WHAT TO PRODUCE: Without the pictures, can you quote each line below exactly?
»»
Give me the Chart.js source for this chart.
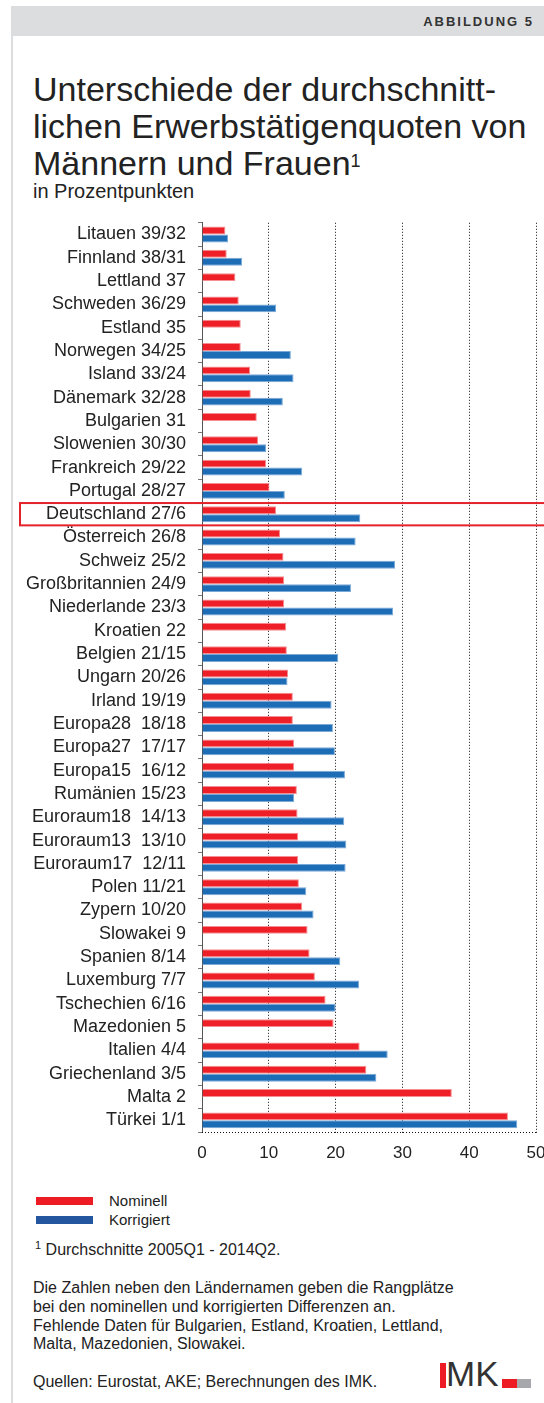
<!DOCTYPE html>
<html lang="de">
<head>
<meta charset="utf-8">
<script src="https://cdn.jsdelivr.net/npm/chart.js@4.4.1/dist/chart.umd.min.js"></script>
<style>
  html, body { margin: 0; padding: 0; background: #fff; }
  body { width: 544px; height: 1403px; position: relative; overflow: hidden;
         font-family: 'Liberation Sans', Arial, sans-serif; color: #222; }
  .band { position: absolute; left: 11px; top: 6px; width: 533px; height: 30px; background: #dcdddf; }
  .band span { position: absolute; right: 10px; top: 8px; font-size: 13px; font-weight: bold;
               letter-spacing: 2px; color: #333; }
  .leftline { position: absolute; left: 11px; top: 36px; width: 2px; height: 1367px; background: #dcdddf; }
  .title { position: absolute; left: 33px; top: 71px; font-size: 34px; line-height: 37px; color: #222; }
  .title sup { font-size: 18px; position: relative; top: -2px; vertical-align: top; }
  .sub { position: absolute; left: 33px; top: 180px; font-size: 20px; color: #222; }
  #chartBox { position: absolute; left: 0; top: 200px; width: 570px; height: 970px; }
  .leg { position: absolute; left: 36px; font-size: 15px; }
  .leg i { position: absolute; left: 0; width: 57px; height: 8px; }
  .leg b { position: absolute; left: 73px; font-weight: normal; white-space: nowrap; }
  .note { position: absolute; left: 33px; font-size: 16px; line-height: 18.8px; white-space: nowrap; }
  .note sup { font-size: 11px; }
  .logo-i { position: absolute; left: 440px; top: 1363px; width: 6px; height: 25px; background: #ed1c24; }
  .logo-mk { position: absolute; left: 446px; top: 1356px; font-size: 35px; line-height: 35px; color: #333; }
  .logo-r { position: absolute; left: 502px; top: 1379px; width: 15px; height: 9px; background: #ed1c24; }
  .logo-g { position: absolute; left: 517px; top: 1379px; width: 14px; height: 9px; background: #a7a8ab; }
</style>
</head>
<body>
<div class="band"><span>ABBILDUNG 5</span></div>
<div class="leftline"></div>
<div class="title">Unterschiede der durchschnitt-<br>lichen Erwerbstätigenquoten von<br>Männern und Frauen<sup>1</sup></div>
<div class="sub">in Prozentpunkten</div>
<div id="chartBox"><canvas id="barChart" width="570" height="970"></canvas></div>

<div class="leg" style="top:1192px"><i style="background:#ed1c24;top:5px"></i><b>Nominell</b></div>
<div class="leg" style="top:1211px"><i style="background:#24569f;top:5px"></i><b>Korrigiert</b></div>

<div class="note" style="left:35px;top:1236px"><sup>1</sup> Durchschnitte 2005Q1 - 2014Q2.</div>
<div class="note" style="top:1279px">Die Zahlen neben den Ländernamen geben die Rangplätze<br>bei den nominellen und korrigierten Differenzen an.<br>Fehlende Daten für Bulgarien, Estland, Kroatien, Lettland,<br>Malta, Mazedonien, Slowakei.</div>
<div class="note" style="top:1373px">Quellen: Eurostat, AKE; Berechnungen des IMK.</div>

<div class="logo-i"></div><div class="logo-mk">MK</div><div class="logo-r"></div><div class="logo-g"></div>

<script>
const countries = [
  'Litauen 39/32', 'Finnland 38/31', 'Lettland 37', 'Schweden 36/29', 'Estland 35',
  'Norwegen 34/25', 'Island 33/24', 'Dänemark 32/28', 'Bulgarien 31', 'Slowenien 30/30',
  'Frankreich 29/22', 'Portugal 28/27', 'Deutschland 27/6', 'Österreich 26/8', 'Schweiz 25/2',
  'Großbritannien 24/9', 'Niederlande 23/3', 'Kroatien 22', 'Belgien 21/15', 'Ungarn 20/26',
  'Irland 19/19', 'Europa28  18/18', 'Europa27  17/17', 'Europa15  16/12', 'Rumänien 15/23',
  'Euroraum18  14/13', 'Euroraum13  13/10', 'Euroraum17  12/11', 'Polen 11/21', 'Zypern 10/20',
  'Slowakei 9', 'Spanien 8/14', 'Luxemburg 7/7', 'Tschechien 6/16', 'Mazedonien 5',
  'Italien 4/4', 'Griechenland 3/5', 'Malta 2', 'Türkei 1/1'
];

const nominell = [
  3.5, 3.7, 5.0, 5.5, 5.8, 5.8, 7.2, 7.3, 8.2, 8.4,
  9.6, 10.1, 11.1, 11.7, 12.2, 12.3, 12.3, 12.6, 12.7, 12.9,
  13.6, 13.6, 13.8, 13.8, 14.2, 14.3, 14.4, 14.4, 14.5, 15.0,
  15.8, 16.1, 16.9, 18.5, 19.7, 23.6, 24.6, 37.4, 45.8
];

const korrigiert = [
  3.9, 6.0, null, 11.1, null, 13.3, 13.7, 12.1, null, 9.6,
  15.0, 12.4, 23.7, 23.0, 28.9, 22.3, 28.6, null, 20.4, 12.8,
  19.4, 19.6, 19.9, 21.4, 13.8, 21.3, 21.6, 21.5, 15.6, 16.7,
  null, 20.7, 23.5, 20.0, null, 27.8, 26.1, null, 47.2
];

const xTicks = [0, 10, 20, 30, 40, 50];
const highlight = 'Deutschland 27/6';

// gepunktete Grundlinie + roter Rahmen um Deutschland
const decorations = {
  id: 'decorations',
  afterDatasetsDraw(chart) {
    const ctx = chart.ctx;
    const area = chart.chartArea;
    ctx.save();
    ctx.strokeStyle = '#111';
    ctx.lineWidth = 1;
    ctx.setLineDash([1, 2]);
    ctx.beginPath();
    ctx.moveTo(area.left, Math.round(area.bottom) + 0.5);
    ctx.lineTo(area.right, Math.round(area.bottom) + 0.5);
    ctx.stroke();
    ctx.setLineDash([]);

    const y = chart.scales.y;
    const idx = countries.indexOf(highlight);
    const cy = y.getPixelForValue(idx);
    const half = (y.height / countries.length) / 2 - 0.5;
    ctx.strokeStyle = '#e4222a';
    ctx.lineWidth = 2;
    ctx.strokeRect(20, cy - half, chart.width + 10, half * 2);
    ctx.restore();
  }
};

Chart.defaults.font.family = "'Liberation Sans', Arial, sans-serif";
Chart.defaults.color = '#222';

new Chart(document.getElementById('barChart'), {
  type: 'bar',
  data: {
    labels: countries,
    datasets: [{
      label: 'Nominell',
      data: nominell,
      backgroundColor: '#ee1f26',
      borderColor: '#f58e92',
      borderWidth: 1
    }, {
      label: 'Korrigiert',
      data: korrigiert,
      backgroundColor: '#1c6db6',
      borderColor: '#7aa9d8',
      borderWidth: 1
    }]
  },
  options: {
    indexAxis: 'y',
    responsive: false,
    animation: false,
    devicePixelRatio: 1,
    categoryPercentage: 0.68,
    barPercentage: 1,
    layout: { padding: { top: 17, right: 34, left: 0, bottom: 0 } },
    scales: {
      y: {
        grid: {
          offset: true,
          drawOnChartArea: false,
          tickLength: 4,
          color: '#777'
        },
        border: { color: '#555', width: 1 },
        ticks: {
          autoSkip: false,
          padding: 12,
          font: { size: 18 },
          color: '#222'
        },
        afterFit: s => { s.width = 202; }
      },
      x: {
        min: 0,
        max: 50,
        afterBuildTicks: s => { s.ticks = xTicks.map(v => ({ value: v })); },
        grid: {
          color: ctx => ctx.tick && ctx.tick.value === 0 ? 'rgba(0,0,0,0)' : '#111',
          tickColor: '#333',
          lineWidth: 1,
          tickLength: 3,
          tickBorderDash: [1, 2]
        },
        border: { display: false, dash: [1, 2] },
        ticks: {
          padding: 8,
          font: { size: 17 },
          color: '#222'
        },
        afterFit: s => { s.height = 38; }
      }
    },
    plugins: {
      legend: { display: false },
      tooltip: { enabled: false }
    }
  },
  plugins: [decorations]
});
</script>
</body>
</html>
««
SOLUTION FOR THIS TASK:
Give me the Chart.js source for this chart.
<!DOCTYPE html>
<html lang="de">
<head>
<meta charset="utf-8">
<script src="https://cdn.jsdelivr.net/npm/chart.js@4.4.1/dist/chart.umd.min.js"></script>
<style>
  html, body { margin: 0; padding: 0; background: #fff; }
  body { width: 544px; height: 1403px; position: relative; overflow: hidden;
         font-family: 'Liberation Sans', Arial, sans-serif; color: #222; }
  .band { position: absolute; left: 11px; top: 6px; width: 533px; height: 30px; background: #dcdddf; }
  .band span { position: absolute; right: 10px; top: 8px; font-size: 13px; font-weight: bold;
               letter-spacing: 2px; color: #333; }
  .leftline { position: absolute; left: 11px; top: 36px; width: 2px; height: 1367px; background: #dcdddf; }
  .title { position: absolute; left: 33px; top: 71px; font-size: 34px; line-height: 37px; color: #222; }
  .title sup { font-size: 18px; position: relative; top: -2px; vertical-align: top; }
  .sub { position: absolute; left: 33px; top: 180px; font-size: 20px; color: #222; }
  #chartBox { position: absolute; left: 0; top: 200px; width: 570px; height: 970px; }
  .leg { position: absolute; left: 36px; font-size: 15px; }
  .leg i { position: absolute; left: 0; width: 57px; height: 8px; }
  .leg b { position: absolute; left: 73px; font-weight: normal; white-space: nowrap; }
  .note { position: absolute; left: 33px; font-size: 16px; line-height: 18.8px; white-space: nowrap; }
  .note sup { font-size: 11px; }
  .logo-i { position: absolute; left: 440px; top: 1363px; width: 6px; height: 25px; background: #ed1c24; }
  .logo-mk { position: absolute; left: 446px; top: 1356px; font-size: 35px; line-height: 35px; color: #333; }
  .logo-r { position: absolute; left: 502px; top: 1379px; width: 15px; height: 9px; background: #ed1c24; }
  .logo-g { position: absolute; left: 517px; top: 1379px; width: 14px; height: 9px; background: #a7a8ab; }
</style>
</head>
<body>
<div class="band"><span>ABBILDUNG 5</span></div>
<div class="leftline"></div>
<div class="title">Unterschiede der durchschnitt-<br>lichen Erwerbstätigenquoten von<br>Männern und Frauen<sup>1</sup></div>
<div class="sub">in Prozentpunkten</div>
<div id="chartBox"><canvas id="barChart" width="570" height="970"></canvas></div>

<div class="leg" style="top:1192px"><i style="background:#ed1c24;top:5px"></i><b>Nominell</b></div>
<div class="leg" style="top:1211px"><i style="background:#24569f;top:5px"></i><b>Korrigiert</b></div>

<div class="note" style="left:35px;top:1236px"><sup>1</sup> Durchschnitte 2005Q1 - 2014Q2.</div>
<div class="note" style="top:1279px">Die Zahlen neben den Ländernamen geben die Rangplätze<br>bei den nominellen und korrigierten Differenzen an.<br>Fehlende Daten für Bulgarien, Estland, Kroatien, Lettland,<br>Malta, Mazedonien, Slowakei.</div>
<div class="note" style="top:1373px">Quellen: Eurostat, AKE; Berechnungen des IMK.</div>

<div class="logo-i"></div><div class="logo-mk">MK</div><div class="logo-r"></div><div class="logo-g"></div>

<script>
const countries = [
  'Litauen 39/32', 'Finnland 38/31', 'Lettland 37', 'Schweden 36/29', 'Estland 35',
  'Norwegen 34/25', 'Island 33/24', 'Dänemark 32/28', 'Bulgarien 31', 'Slowenien 30/30',
  'Frankreich 29/22', 'Portugal 28/27', 'Deutschland 27/6', 'Österreich 26/8', 'Schweiz 25/2',
  'Großbritannien 24/9', 'Niederlande 23/3', 'Kroatien 22', 'Belgien 21/15', 'Ungarn 20/26',
  'Irland 19/19', 'Europa28  18/18', 'Europa27  17/17', 'Europa15  16/12', 'Rumänien 15/23',
  'Euroraum18  14/13', 'Euroraum13  13/10', 'Euroraum17  12/11', 'Polen 11/21', 'Zypern 10/20',
  'Slowakei 9', 'Spanien 8/14', 'Luxemburg 7/7', 'Tschechien 6/16', 'Mazedonien 5',
  'Italien 4/4', 'Griechenland 3/5', 'Malta 2', 'Türkei 1/1'
];

const nominell = [
  3.5, 3.7, 5.0, 5.5, 5.8, 5.8, 7.2, 7.3, 8.2, 8.4,
  9.6, 10.1, 11.1, 11.7, 12.2, 12.3, 12.3, 12.6, 12.7, 12.9,
  13.6, 13.6, 13.8, 13.8, 14.2, 14.3, 14.4, 14.4, 14.5, 15.0,
  15.8, 16.1, 16.9, 18.5, 19.7, 23.6, 24.6, 37.4, 45.8
];

const korrigiert = [
  3.9, 6.0, null, 11.1, null, 13.3, 13.7, 12.1, null, 9.6,
  15.0, 12.4, 23.7, 23.0, 28.9, 22.3, 28.6, null, 20.4, 12.8,
  19.4, 19.6, 19.9, 21.4, 13.8, 21.3, 21.6, 21.5, 15.6, 16.7,
  null, 20.7, 23.5, 20.0, null, 27.8, 26.1, null, 47.2
];

const xTicks = [0, 10, 20, 30, 40, 50];
const highlight = 'Deutschland 27/6';

// gepunktete Grundlinie + roter Rahmen um Deutschland
const decorations = {
  id: 'decorations',
  afterDatasetsDraw(chart) {
    const ctx = chart.ctx;
    const area = chart.chartArea;
    ctx.save();
    ctx.strokeStyle = '#111';
    ctx.lineWidth = 1;
    ctx.setLineDash([1, 2]);
    ctx.beginPath();
    ctx.moveTo(area.left, Math.round(area.bottom) + 0.5);
    ctx.lineTo(area.right, Math.round(area.bottom) + 0.5);
    ctx.stroke();
    ctx.setLineDash([]);

    const y = chart.scales.y;
    const idx = countries.indexOf(highlight);
    const cy = y.getPixelForValue(idx);
    const half = (y.height / countries.length) / 2 - 0.5;
    ctx.strokeStyle = '#e4222a';
    ctx.lineWidth = 2;
    ctx.strokeRect(20, cy - half, chart.width + 10, half * 2);
    ctx.restore();
  }
};

Chart.defaults.font.family = "'Liberation Sans', Arial, sans-serif";
Chart.defaults.color = '#222';

new Chart(document.getElementById('barChart'), {
  type: 'bar',
  data: {
    labels: countries,
    datasets: [{
      label: 'Nominell',
      data: nominell,
      backgroundColor: '#ee1f26',
      borderColor: '#f58e92',
      borderWidth: 1
    }, {
      label: 'Korrigiert',
      data: korrigiert,
      backgroundColor: '#1c6db6',
      borderColor: '#7aa9d8',
      borderWidth: 1
    }]
  },
  options: {
    indexAxis: 'y',
    responsive: false,
    animation: false,
    devicePixelRatio: 1,
    categoryPercentage: 0.68,
    barPercentage: 1,
    layout: { padding: { top: 17, right: 34, left: 0, bottom: 0 } },
    scales: {
      y: {
        grid: {
          offset: true,
          drawOnChartArea: false,
          tickLength: 4,
          color: '#777'
        },
        border: { color: '#555', width: 1 },
        ticks: {
          autoSkip: false,
          padding: 12,
          font: { size: 18 },
          color: '#222'
        },
        afterFit: s => { s.width = 202; }
      },
      x: {
        min: 0,
        max: 50,
        afterBuildTicks: s => { s.ticks = xTicks.map(v => ({ value: v })); },
        grid: {
          color: ctx => ctx.tick && ctx.tick.value === 0 ? 'rgba(0,0,0,0)' : '#111',
          tickColor: '#333',
          lineWidth: 1,
          tickLength: 3,
          tickBorderDash: [1, 2]
        },
        border: { display: false, dash: [1, 2] },
        ticks: {
          padding: 8,
          font: { size: 17 },
          color: '#222'
        },
        afterFit: s => { s.height = 38; }
      }
    },
    plugins: {
      legend: { display: false },
      tooltip: { enabled: false }
    }
  },
  plugins: [decorations]
});
</script>
</body>
</html>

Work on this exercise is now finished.